Les prix agricoles connaissent une forte correction dans plusieurs localités du groupement de Batangi-Mbau, dans le territoire de Beni, au Nord-Kivu. En l’espace de trois mois, le bassin de patates douces est passé de 25.000 à 10.000 francs congolais. La farine de manioc, quant à elle, se négocie aujourd’hui à 8.000 contre 20.000 francs auparavant. Même tendance pour le charbon de bois dont le sac, autrefois cédé à 70.000 francs, s’échange désormais à 35.000.
Cette baisse généralisée des prix traduit un double effet d’offre. D’une part, le redéploiement sécuritaire des FARDC en appui aux troupes ougandaises (UPDF) a permis un retour partiel des cultivateurs dans leurs champs, notamment dans les zones de Mayi-Safi, Mama-Neema, Mukondi, Bango et Kainama. D’autre part, l’amélioration progressive de l’axe routier Eringeti-Kainama, en cours de réhabilitation depuis décembre 2024, facilite le désenclavement agricole et la logistique des produits vers les centres de consommation.
Sur le plan économique, ce mouvement suggère un rééquilibrage temporaire entre l’offre et la demande dans une région habituellement sujette à des tensions inflationnistes. En renforçant l’accessibilité physique des bassins de production, la relance des flux commerciaux a réduit les frictions logistiques qui, jusque-là, contribuaient à une formation des prix élevée. La multiplication des engins de transport a introduit une concurrence accrue sur les itinéraires de collecte, réduisant ainsi les marges des intermédiaires.

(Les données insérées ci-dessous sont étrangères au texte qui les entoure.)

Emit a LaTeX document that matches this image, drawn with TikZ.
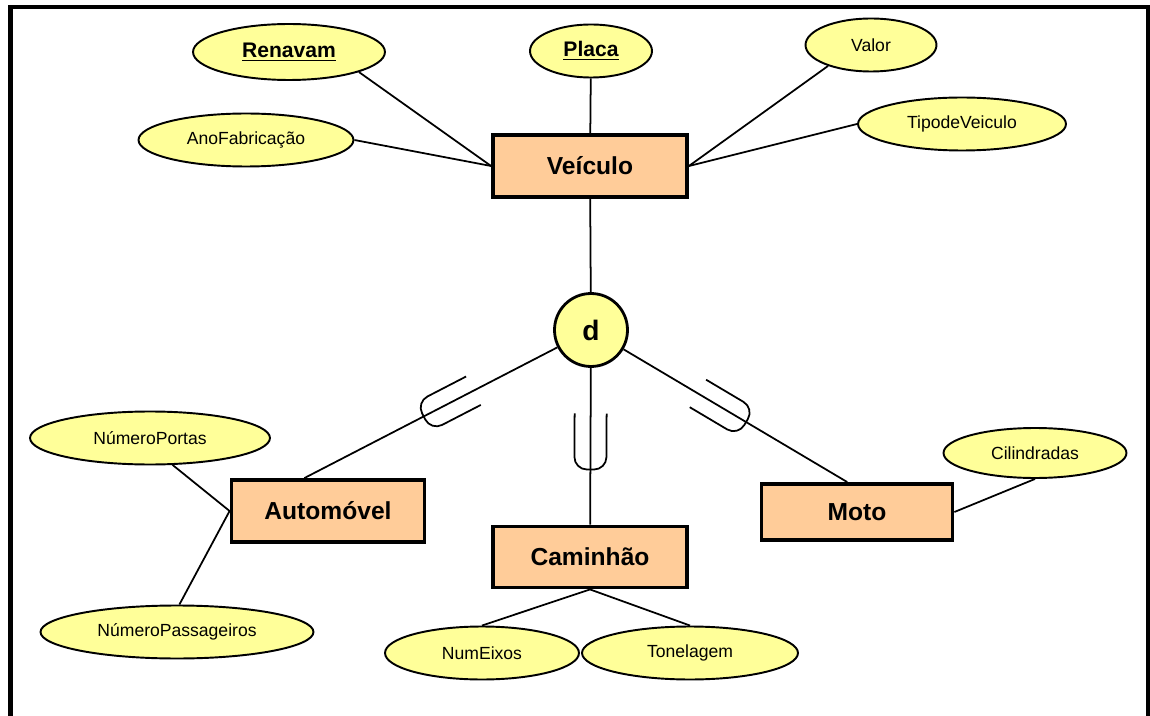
\documentclass[tikz,border=0pt]{standalone}
\usepackage{fontspec}
\setmainfont{Liberation Sans}
\usepackage{xcolor}
\usepackage{tikz}
\usetikzlibrary{shapes.geometric, calc}

\definecolor{entfill}{HTML}{FFCC99}
\definecolor{attfill}{HTML}{FFFF99}

\begin{document}
\begin{tikzpicture}[
  x=0.02cm, y=-0.02cm,
  ent/.style={rectangle, draw=black, line width=2.2pt, fill=entfill, minimum width=3.88cm, minimum height=1.24cm, font=\fontsize{14}{16}\selectfont\bfseries},
  att/.style={ellipse, draw=black, line width=1.1pt, fill=attfill, minimum height=1.06cm, inner sep=0pt, font=\fontsize{10}{12}\selectfont},
  keyatt/.style={att, font=\fontsize{12}{14}\selectfont\bfseries},
  lnk/.style={line width=1pt},
  subs/.pic={\draw[line width=1pt, rounded corners=0.25cm] (-28,16) -- (28,16) -- (28,-16) -- (-28,-16);}
]
  \useasboundingbox (0,0) rectangle (1150,716);
  \draw[line width=0.09cm] (10.5,716) -- (10.5,7) -- (1148,7) -- (1148,716);

  \node[ent] (veic) at (590,166) {Veículo};
  \node[ent, minimum width=3.86cm] (auto) at (328,511) {Automóvel};
  \node[ent, minimum height=1.22cm] (cam) at (590,557) {Caminhão};
  \node[ent, minimum width=3.82cm, minimum height=1.12cm] (moto) at (857,512) {Moto};
  \node[circle, draw=black, line width=1.6pt, fill=attfill, minimum size=1.46cm, inner sep=0pt, font=\fontsize{16}{18}\selectfont\bfseries] (disj) at (591,330) {d};

  \node[keyatt, minimum width=3.84cm, minimum height=1.12cm] (renavam) at (289,52) {\underline{Renavam}};
  \node[keyatt, minimum width=2.44cm] (placa) at (591,51) {\underline{Placa}};
  \node[att, minimum width=2.62cm] (valor) at (871,45) {Valor};
  \node[att, minimum width=4.16cm] (tipo) at (962,124) {TipodeVeiculo};
  \node[att, minimum width=4.3cm] (anofab) at (246,140) {AnoFabricação};
  \node[att, minimum width=4.8cm] (nportas) at (150,438) {NúmeroPortas};
  \node[att, minimum width=5.46cm] (npass) at (177,632) {NúmeroPassageiros};
  \node[att, minimum width=3.88cm] (neixos) at (482,653) {NumEixos};
  \node[att, minimum width=4.32cm] (tonel) at (690,653) {Tonelagem};
  \node[att, minimum width=3.66cm, minimum height=1cm] (cil) at (1035,453) {Cilindradas};

  \coordinate (autotop) at ($(auto.north west)!0.38!(auto.north east)$);
  \coordinate (mototop) at ($(moto.north west)!0.45!(moto.north east)$);

  \draw[lnk] (renavam.-16) -- (veic.west);
  \draw[lnk] (anofab.east) -- (veic.west);
  \draw[lnk] (placa) -- (veic);
  \draw[lnk] (valor.206) -- (veic.east);
  \draw[lnk] (tipo.west) -- (veic.east);
  \draw[lnk] (veic) -- (disj);
  \draw[lnk] (disj) -- (autotop) pic[pos=0.43, sloped, allow upside down] {subs};
  \draw[lnk] (disj) -- (cam) pic[pos=0.47, sloped, allow upside down] {subs};
  \draw[lnk] (disj) -- (mototop) pic[pos=0.44, sloped, allow upside down] {subs};
  \draw[lnk] (nportas.-50) -- (auto.west);
  \draw[lnk] (npass.85) -- (auto.west);
  \draw[lnk] (cam.south) -- (neixos.north);
  \draw[lnk] (cam.south) -- (tonel.north);
  \draw[lnk] (moto.east) -- (cil.south);
\end{tikzpicture}
\end{document}
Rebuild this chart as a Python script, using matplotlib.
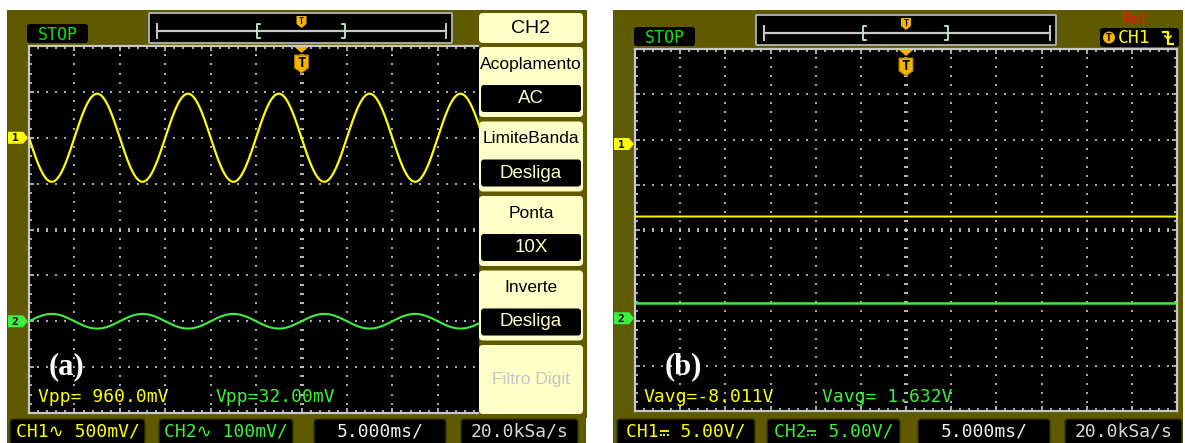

La situation actuelle illustre l’effet de transmission directe entre les variables sécuritaires, les infrastructures et les indicateurs de prix. Elle révèle également une dépendance critique des équilibres de marché à la stabilité opérationnelle des zones rurales. Si la tendance se poursuit, le pouvoir d’achat des ménages locaux pourrait se stabiliser, à condition que les circuits de distribution restent fonctionnels et que la sécurité demeure assurée.
Le contexte reste toutefois fragile. L’absence de dispositifs de stockage ou de structuration des chaînes de valeur agricoles pourrait limiter l’impact de cette baisse des prix sur le long terme. La Banque centrale du Congo, dans sa dernière note de conjoncture, pointait justement l’exposition des marchés périphériques aux effets de volatilité logistique, soulignant la nécessité d’un encadrement plus rigoureux de la filière agro-industrielle en période de reprise.